135 - The Supper of the Lord: The New Testament, Ecumenical Dialogues, and Faith and Order on Eucharist & Church, Ministry, and Sacraments in the New Testament

The Supper of the Lord: The New Testament,
Ecumenical Dialogues, and Faith
and Order on Eucharist

By John Reumann
Philadephia, Westminster, 1985. 225 pp. $13.95.

Church, Ministry, and Sacraments
in the New Testament

By C. K. Barrett
Grand Rapids, Eerdmans, 1985. 110 pp. $6.95.

Both of these books are interested in relating the New Testament documents to the current situation of the churches, especially their ecumenical enterprise. Reumann's book is replete with references and bibliography; Barrett's is almost without references, more of a reflection, in his maturity, on the topics of the book's title. In both cases, the titles and subtitles provide fair descriptions of the content.

Reumann's book is a detailed examination of the current discussion of the Eucharist in the New Testament and recent ecumenical documents (such as the bilateral consultations and the Lima document), and a more cursory survey of some major developments between the New Testament period and today. These chapters are not mere recital of facts, but also evaluation and critique of the developments narrated. The fourth and last chapter is dedicated entirely to evaluation of past and present and speculation about the future. The book is clearly composed and easy to read. Only one caution is in order-the unwary reader might be overwhelmed by the variety, indeed, the conflict of ideas and interpretations presented. With this in mind, both Reumann's and Barrett's books, although quite different, are suitable for students and seminarians, pastoral ministers and academic theologians.

Barrett's book consists of four chapters, the Didsbury Lectures, given at the British Isles Nazarene College, Manchester, November, 1983. The chapter titles indicate the content: From Jesus to the Church; Ministry; Sacraments; and The Developing Community. I found the first two excellent, the latter two disappointing. Barrett properly points out that "the church is at the same time central and peripheral." Likewise, the church is provisional, temporary, penultimate-an interim solution for the time between the resurrection/ ascension of Jesus and the heaven of the church. He also correctly notes the possibility and danger of an ecclesiological as well as christological Apollinarianism. Consequently, he emphasizes the human nature and dimensions of the


136 - The Supper of the Lord: The New Testament, Ecumenical Dialogues, and Faith and Order on Eucharist & Church, Ministry, and Sacraments in the New Testament

church. However, one never has the feeling that he is really comfortable with this human dimension, with the "given facts … of human society" He seems to be preoccupied constantly with their negative, sinful possibilities, consistently unimpressed with their positive possibilities for human being and societal orderliness. Only at the end of the book do we learn the source of this uneasiness with human institutions, even religious ones: "All this is part of a quest for security, a flight from the dangerous sola fide of the New Testament." Those not enamoured of the sola fide (of theology, not of the New Testament) tend to find it the most accomplished quest for security in all the history of Christianity.
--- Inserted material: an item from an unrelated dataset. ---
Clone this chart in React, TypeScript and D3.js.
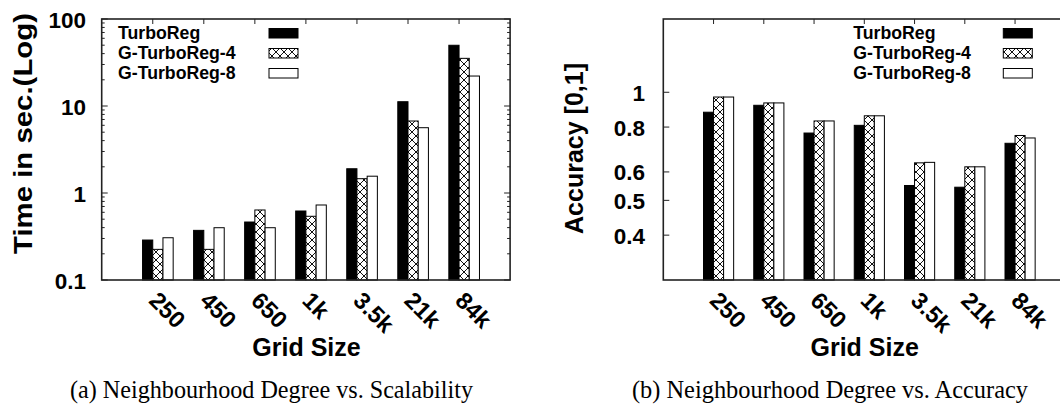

Both books are interesting and valuable. They indicate both how far we have come ecumenically, but also how far we have yet to go. It is not clear that either book decisively evades the temptation to seek a solution for the ecumenical problem of diversity in unity and unity in diversity in the past consensus. I find this well illustrated by Barrett's insistence on the term "ministry" to describe leadership in the church, for elsewhere he acknowledges both the relativity and evolution of terminology and of ministry in the church. Elsewhere (The Church, Paulist, 1985), 1 have noted the advantages (necessity?) of using the categories and concepts of contemporary leadership, administration-management theory and practice in understanding and describing and practicing the various forms of leadership in the church. Interestingly enough, when Barrett describes the development of leadership in the church, he spontaneously uses language reminiscent of G. H. Mead's theory of leadership. The future of the church must be sought in the future, of course, in perichoresis with present and past.

In the conclusion, Reumann emphasizes the great ecclesiological principle of unity in diversity, diversity in unity, in the context of which he considers various ecumenical problems such as the sacraments of initiation, the frequency of Eucharistic celebration, the precise role of the Eucharist in the life of the church. There is perhaps an even more pressing problem, indicated by Barrett's general diffidence in regard to sacramentality and specific relativizing of the Eucharist. (He should ask himself, for example, whether the Catholic churches regard the Eucharist as "a matter of relatively slight importance" just because there is "no reference" to it in the creeds, when he suspects the same of the Pastoral Epistles on the same grounds.) Does sacrament capture, encapsulate, and constrain God's activity in the world, as Karl Barth feared? Or does sacrament strikingly manifest in humanly perceptible modes this divine activity in the world?